*WHAT THIS TASK INVOLVES*
Leave the pictures out and retype the lines from the beginning through the line with "(0,0) rectangle (1016,694);", both ends included.

* * * * * * *

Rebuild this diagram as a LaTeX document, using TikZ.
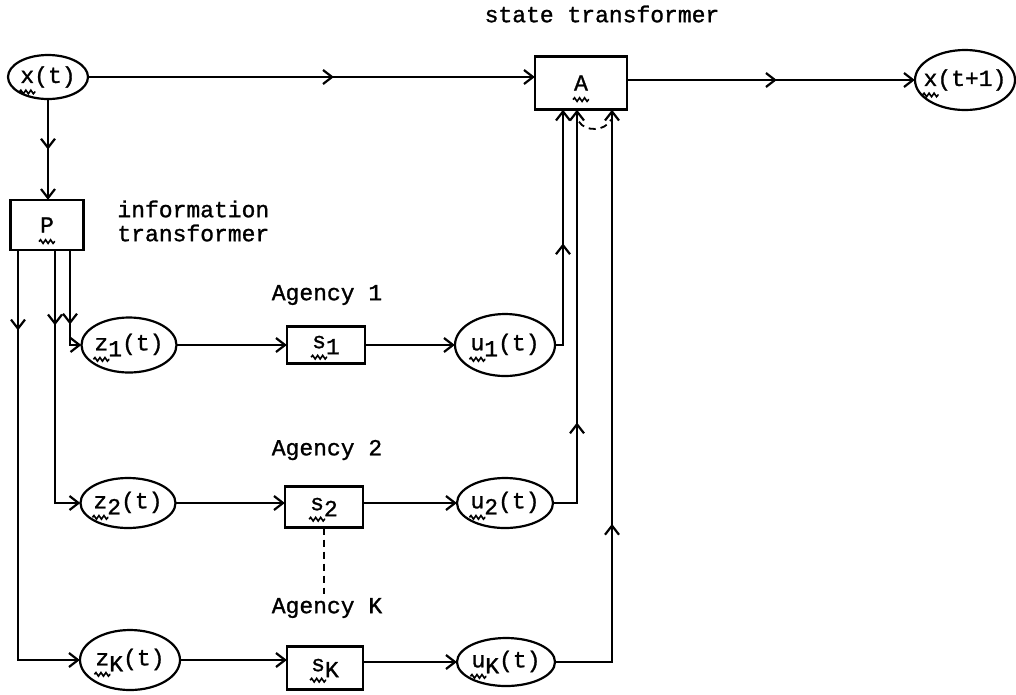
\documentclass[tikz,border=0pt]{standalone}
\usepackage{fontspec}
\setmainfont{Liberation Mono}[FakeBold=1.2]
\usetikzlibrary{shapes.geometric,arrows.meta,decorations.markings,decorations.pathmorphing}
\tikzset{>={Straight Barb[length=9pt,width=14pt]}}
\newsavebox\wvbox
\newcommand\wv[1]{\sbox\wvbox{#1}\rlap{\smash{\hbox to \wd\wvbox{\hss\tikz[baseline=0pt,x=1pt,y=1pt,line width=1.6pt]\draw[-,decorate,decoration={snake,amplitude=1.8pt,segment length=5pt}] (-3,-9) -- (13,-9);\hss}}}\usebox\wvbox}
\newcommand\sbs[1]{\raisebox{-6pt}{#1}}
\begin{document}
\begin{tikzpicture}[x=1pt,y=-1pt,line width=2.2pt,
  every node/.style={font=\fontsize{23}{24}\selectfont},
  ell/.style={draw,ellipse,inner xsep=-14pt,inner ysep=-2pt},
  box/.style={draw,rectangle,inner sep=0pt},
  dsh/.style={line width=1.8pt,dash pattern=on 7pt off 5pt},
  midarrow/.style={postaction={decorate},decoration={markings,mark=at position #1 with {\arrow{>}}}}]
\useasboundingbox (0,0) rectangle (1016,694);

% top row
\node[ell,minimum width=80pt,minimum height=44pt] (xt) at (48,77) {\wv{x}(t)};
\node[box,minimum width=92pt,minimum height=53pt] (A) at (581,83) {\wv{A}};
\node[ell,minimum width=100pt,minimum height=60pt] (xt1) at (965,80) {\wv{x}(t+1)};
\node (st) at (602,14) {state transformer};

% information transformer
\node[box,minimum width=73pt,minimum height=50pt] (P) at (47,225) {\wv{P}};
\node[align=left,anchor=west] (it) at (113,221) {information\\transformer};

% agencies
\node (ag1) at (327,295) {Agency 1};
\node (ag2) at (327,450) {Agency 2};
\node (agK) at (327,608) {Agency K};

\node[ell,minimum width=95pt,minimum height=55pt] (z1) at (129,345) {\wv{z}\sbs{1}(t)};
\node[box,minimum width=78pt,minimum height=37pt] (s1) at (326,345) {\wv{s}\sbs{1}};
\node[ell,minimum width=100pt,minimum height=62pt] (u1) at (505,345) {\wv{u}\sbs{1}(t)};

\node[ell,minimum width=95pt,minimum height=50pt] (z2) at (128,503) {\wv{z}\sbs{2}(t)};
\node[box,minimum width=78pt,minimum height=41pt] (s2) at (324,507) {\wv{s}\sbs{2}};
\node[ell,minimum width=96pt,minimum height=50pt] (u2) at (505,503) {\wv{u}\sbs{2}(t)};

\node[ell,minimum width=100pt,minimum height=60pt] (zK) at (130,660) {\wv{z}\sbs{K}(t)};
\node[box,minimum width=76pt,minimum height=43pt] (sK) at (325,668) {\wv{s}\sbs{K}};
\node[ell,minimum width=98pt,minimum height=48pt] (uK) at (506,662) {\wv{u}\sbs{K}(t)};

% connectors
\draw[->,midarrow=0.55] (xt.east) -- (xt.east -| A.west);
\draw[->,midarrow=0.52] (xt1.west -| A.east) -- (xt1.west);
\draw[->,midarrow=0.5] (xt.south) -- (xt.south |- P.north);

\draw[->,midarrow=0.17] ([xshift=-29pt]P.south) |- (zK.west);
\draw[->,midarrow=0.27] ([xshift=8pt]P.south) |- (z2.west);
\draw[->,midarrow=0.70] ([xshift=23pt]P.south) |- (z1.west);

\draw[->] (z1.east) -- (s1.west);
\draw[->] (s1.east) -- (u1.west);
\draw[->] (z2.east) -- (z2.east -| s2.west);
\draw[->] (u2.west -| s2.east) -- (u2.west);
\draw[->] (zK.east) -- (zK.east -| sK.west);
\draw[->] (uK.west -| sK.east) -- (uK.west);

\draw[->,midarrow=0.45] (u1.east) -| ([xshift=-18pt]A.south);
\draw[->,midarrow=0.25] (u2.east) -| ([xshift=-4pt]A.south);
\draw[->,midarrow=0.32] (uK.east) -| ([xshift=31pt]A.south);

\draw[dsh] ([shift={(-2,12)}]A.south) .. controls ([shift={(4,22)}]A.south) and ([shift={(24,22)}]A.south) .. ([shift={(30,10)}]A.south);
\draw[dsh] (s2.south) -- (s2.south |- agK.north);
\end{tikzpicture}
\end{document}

* * * * * * *

*FINISHED EXERCISE*
Rebuild this diagram as a LaTeX document, using TikZ.
\documentclass[tikz,border=0pt]{standalone}
\usepackage{fontspec}
\setmainfont{Liberation Mono}[FakeBold=1.2]
\usetikzlibrary{shapes.geometric,arrows.meta,decorations.markings,decorations.pathmorphing}
\tikzset{>={Straight Barb[length=9pt,width=14pt]}}
\newsavebox\wvbox
\newcommand\wv[1]{\sbox\wvbox{#1}\rlap{\smash{\hbox to \wd\wvbox{\hss\tikz[baseline=0pt,x=1pt,y=1pt,line width=1.6pt]\draw[-,decorate,decoration={snake,amplitude=1.8pt,segment length=5pt}] (-3,-9) -- (13,-9);\hss}}}\usebox\wvbox}
\newcommand\sbs[1]{\raisebox{-6pt}{#1}}
\begin{document}
\begin{tikzpicture}[x=1pt,y=-1pt,line width=2.2pt,
  every node/.style={font=\fontsize{23}{24}\selectfont},
  ell/.style={draw,ellipse,inner xsep=-14pt,inner ysep=-2pt},
  box/.style={draw,rectangle,inner sep=0pt},
  dsh/.style={line width=1.8pt,dash pattern=on 7pt off 5pt},
  midarrow/.style={postaction={decorate},decoration={markings,mark=at position #1 with {\arrow{>}}}}]
\useasboundingbox (0,0) rectangle (1016,694);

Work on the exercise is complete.